Sen. Charles Sydnor III to hearing: ‘This is the beginning of a conversation’

By: William J. Ford 

Sen. Charles Sydnor III (D-Baltimore County) testifies Tuesday to the Senate Judicial Proceedings Committee on legislation to reclassify some traffic violations as secondary offenses. With him are Public Defender Natasha Dartigue and Tia Holmes, right, an appellate attorney at the Office of the Public Defender. (Photo by William J. Ford/Maryland Matters)

Supporters of a bill that would reduce the reasons that police can pull a motorist over say that not only will it help reduce the racial disparity in traffic stops, but it will protect police officers as well.

“We’re in the 21st century. Law enforcement is using all types of technologies,” said Sen. Charles Sydnor III (D-Baltimore County), the sponsor of the bill that would reclassify a number of primary traffic violations — for which police can pull a driver over — to secondary violations.

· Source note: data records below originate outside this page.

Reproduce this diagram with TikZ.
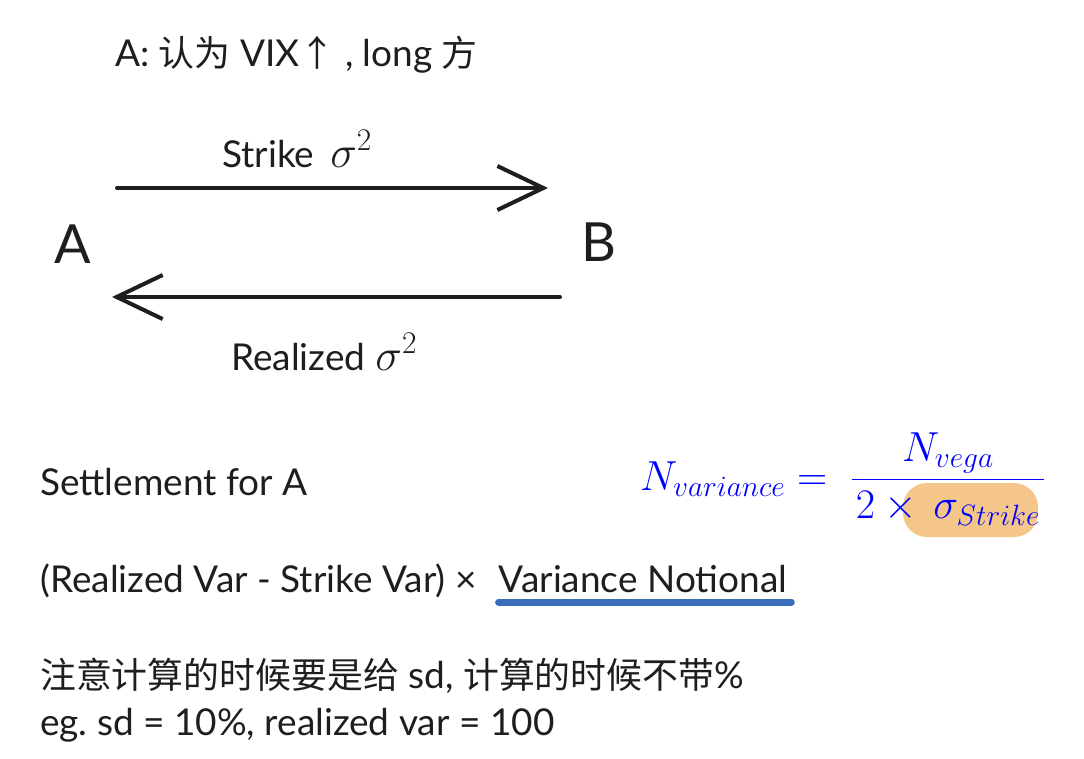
\RequirePackage{fix-cm}
\documentclass[tikz,border=0pt]{standalone}
\usepackage{fontspec}
\setmainfont{Lato}
\newfontfamily\cjk{Noto Sans CJK SC}[Scale=0.97]
\usepackage{xcolor}
\usetikzlibrary{arrows.meta,positioning}
\frenchspacing

\definecolor{ink}{HTML}{1E1E1E}
\definecolor{hlorange}{HTML}{F5C68A}
\definecolor{ulblue}{HTML}{3A6EBA}

% squared volatility in the leg labels
\newcommand{\sigsq}{{\fontsize{45}{50}\selectfont$\sigma^2$}}

\begin{document}
\begin{tikzpicture}[
        x=1pt, y=-1pt,
        txt/.style = {text=ink, inner sep=0pt, anchor=base west, font=\fontsize{37}{42}\selectfont},
        letter/.style = {text=ink, inner sep=0pt, anchor=base west, font=\fontsize{54}{60}\selectfont},
        flow/.style = {draw=ink, line width=4pt, line cap=round,
            -{Straight Barb[length=46pt, width=44pt, line width=4pt]}},
        uline/.style = {draw=ulblue, line width=7pt, line cap=round}
    ]
    \useasboundingbox (0,0) rectangle (1084,758);

    % heading
    \node[txt] (view) at (115,66) {A: {\cjk 认为} VIX{\cjk ↑} , long {\cjk 方}};

    % the two parties
    \node[letter] (A) at (54,263) {A};
    \node[letter] (B) at (581,261) {B};

    % swap legs
    \coordinate (fixS) at (117,188);
    \coordinate (fixE) at (548,188);
    \coordinate (floS) at (560,297);
    \coordinate (floE) at (112,297);
    \draw[flow] (fixS) -- (fixE);
    \draw[flow] (floS) -- (floE);
    \node[txt] (fixlbl) at (222,167) {Strike\hspace{16pt}\sigsq};
    \node[txt] (flolbl) at (231,370) {Realized\hspace{10pt}\sigsq};

    % settlement
    \node[txt] (settle) at (40,495) {Settlement for A};
    \node[txt] (payoff) at (40,592) {(Realized Var - Strike Var) ×};
    \node[txt, right=22pt of payoff.base east, anchor=base west] (notional) {Variance Notional};
    \draw[uline] ([yshift=-10pt]notional.base west) -- ([yshift=-10pt,xshift=4pt]notional.base east);

    % notional conversion
    \fill[hlorange, rounded corners=24pt] (903,483) rectangle (1038,537);
    \node[text=blue, inner sep=0pt, anchor=base west, font=\fontsize{42}{48}\selectfont] (nvar) at (640,490)
        {$\displaystyle N_{variance} =\; \frac{N_{vega}}{\hspace{4pt}2\times\,\sigma_{Strike}\hspace{4pt}}$};

    % notes
    \node[txt] (note) at (40,688) {{\cjk 注意计算的时候要是给} sd, {\cjk 计算的时候不带}\%};
    \node[txt] (example) at (40,735) {eg. sd = 10\%, realized var = 100};
\end{tikzpicture}
\end{document}
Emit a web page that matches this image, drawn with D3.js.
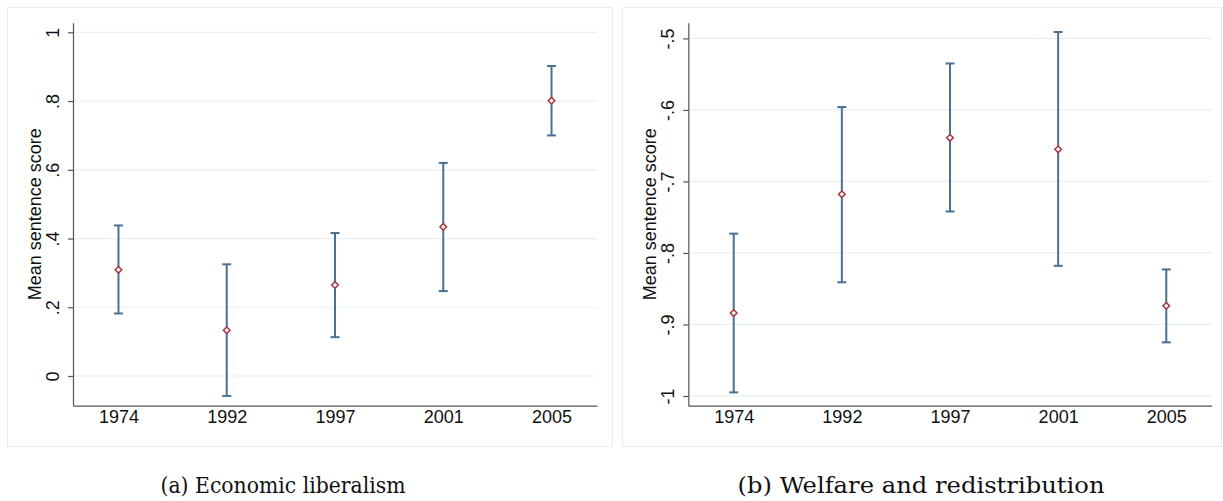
<!DOCTYPE html>
<html>
<head>
<meta charset="utf-8">
<script src="https://cdn.jsdelivr.net/npm/d3@7"></script>
<style>
  body { margin: 0; background: #fff; }
  svg { display: block; }
</style>
</head>
<body>
<script>
// categories and values
var years = ["1974", "1992", "1997", "2001", "2005"];

var econMean = [0.309, 0.133, 0.265, 0.434, 0.801];
var econLow  = [0.182, -0.058, 0.113, 0.247, 0.700];
var econHigh = [0.438, 0.325, 0.416, 0.620, 0.902];
var econTicks = [0, 0.2, 0.4, 0.6, 0.8, 1];
var econLabels = ["0", ".2", ".4", ".6", ".8", "1"];

var welfMean = [-0.884, -0.718, -0.639, -0.655, -0.874];
var welfLow  = [-0.995, -0.841, -0.742, -0.818, -0.925];
var welfHigh = [-0.773, -0.596, -0.535, -0.491, -0.823];
var welfTicks = [-1, -0.9, -0.8, -0.7, -0.6, -0.5];
var welfLabels = ["-1", "-.9", "-.8", "-.7", "-.6", "-.5"];

var captions = ["(a)  Economic liberalism", "(b)  Welfare and redistribution"];

var W = 1223, H = 501;
var barColor = "#4a7095";
var markColor = "#a33a42";
var gridColor = "#e9f0f2";
var sans = "Liberation Sans, Arial, sans-serif";

var svg = d3.select("body").append("svg")
    .attr("width", W)
    .attr("height", H);

function panel(opt) {
    var g = svg.append("g");

    // light outer frame
    g.append("rect")
        .attr("x", opt.box[0] + 0.5)
        .attr("y", 7.5)
        .attr("width", opt.box[1] - opt.box[0])
        .attr("height", 439)
        .attr("fill", "none")
        .attr("stroke", "#e6eef0")
        .attr("stroke-width", 1);

    var x = d3.scaleLinear()
        .domain([0.58, 5.42])
        .range([opt.left, opt.right]);
    var y = d3.scaleLinear()
        .domain(opt.ydom)
        .range([405.7, 22.7]);

    // gridlines
    g.selectAll(".grid")
        .data(opt.ticks)
        .enter()
        .append("line")
        .attr("x1", opt.left)
        .attr("x2", opt.right)
        .attr("y1", d => y(d))
        .attr("y2", d => y(d))
        .attr("stroke", gridColor)
        .attr("stroke-width", 1.2);

    // y axis
    var ya = g.append("g")
        .attr("transform", "translate(" + opt.left + ",0)")
        .call(d3.axisLeft(y).tickValues(opt.ticks).tickFormat((d, i) => opt.labels[i]).tickSize(5).tickSizeOuter(0));
    ya.select(".domain").attr("stroke", "#555").attr("stroke-width", 1.2);
    ya.selectAll(".tick line").attr("stroke", "#555").attr("stroke-width", 1.2);
    ya.selectAll(".tick text")
        .attr("x", 0).attr("dy", 0)
        .attr("transform", "translate(-20,0) rotate(-90)")
        .attr("text-anchor", "middle")
        .attr("dominant-baseline", "central")
        .style("font-family", sans)
        .style("font-size", "18px")
        .attr("fill", "#111");

    // x axis, labels only
    var xa = g.append("g")
        .attr("transform", "translate(0,405.7)")
        .call(d3.axisBottom(x).tickValues([1, 2, 3, 4, 5]).tickFormat((d, i) => years[i]).tickSize(0).tickSizeOuter(0));
    xa.select(".domain").attr("stroke", "#555").attr("stroke-width", 1.2);
    xa.selectAll(".tick text")
        .attr("y", 5)
        .attr("dy", "0.71em")
        .style("font-family", sans)
        .style("font-size", "18px")
        .attr("fill", "#111");

    // axis title
    g.append("text")
        .attr("transform", "translate(" + (opt.left - 38) + "," + y((opt.ydom[0] + opt.ydom[1]) / 2) + ") rotate(-90)")
        .attr("text-anchor", "middle")
        .attr("dominant-baseline", "central")
        .style("font-family", sans)
        .style("font-size", "18px")
        .attr("fill", "#111")
        .text("Mean sentence score");

    // error bars
    var eb = g.selectAll(".eb")
        .data(years)
        .enter()
        .append("g");
    eb.append("line")
        .attr("x1", (d, i) => x(i + 1))
        .attr("x2", (d, i) => x(i + 1))
        .attr("y1", (d, i) => y(opt.low[i]))
        .attr("y2", (d, i) => y(opt.high[i]))
        .attr("stroke", barColor)
        .attr("stroke-width", 2);
    eb.append("line")
        .attr("x1", (d, i) => x(i + 1) - 4.5)
        .attr("x2", (d, i) => x(i + 1) + 4.5)
        .attr("y1", (d, i) => y(opt.low[i]))
        .attr("y2", (d, i) => y(opt.low[i]))
        .attr("stroke", barColor)
        .attr("stroke-width", 2);
    eb.append("line")
        .attr("x1", (d, i) => x(i + 1) - 4.5)
        .attr("x2", (d, i) => x(i + 1) + 4.5)
        .attr("y1", (d, i) => y(opt.high[i]))
        .attr("y2", (d, i) => y(opt.high[i]))
        .attr("stroke", barColor)
        .attr("stroke-width", 2);

    // hollow diamonds for the means
    g.selectAll(".pt")
        .data(opt.mean)
        .enter()
        .append("path")
        .attr("d", d3.symbol().type(d3.symbolDiamond2).size(28))
        .attr("transform", (d, i) => "translate(" + x(i + 1) + "," + y(d) + ")")
        .attr("fill", "#f4f7fa")
        .attr("stroke", markColor)
        .attr("stroke-width", 1.5);

    // caption
    svg.append("text")
        .attr("x", opt.capX)
        .attr("y", 493)
        .attr("text-anchor", "middle")
        .attr("textLength", opt.capW)
        .attr("lengthAdjust", "spacingAndGlyphs")
        .style("font-family", "DejaVu Serif, serif")
        .style("font-size", "22.5px")
        .attr("fill", "#111")
        .text(opt.caption);
}

panel({
    box: [7, 612], left: 73, right: 597,
    ydom: [-0.0864, 1.028], ticks: econTicks, labels: econLabels,
    mean: econMean, low: econLow, high: econHigh,
    caption: captions[0], capX: 283, capW: 245
});

panel({
    box: [622, 1221], left: 688.3, right: 1211.7,
    ydom: [-1.0136, -0.478], ticks: welfTicks, labels: welfLabels,
    mean: welfMean, low: welfLow, high: welfHigh,
    caption: captions[1], capX: 921, capW: 367
});
</script>
</body>
</html>
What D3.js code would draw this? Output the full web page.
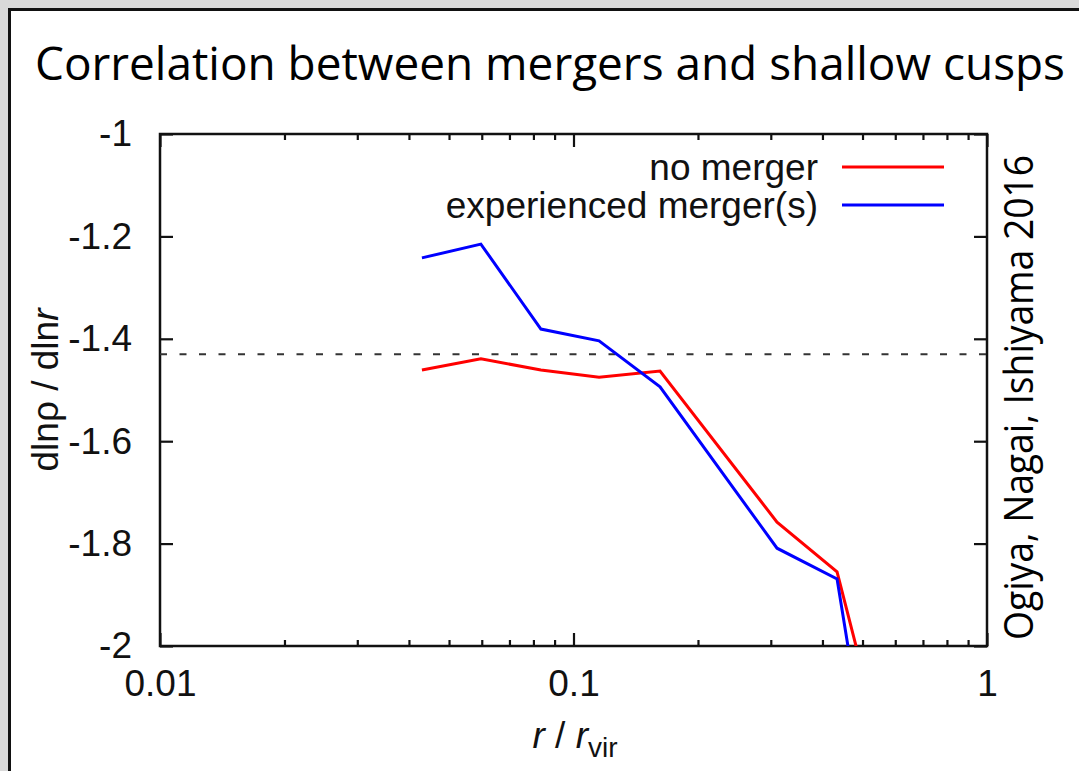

“All I’m saying is maybe we need to look at some of these technologies and figure out how we can redeploy our shrinking police staffs to deal with crime that really, really matters, rather than bogging them down with these types of offenses,” Sydnor said Tuesday in testimony to his colleagues on the Judicial Proceedings Committee. “Making them secondary offenses. No one is getting rid of any laws that are already on the books. It’s a reclassification.”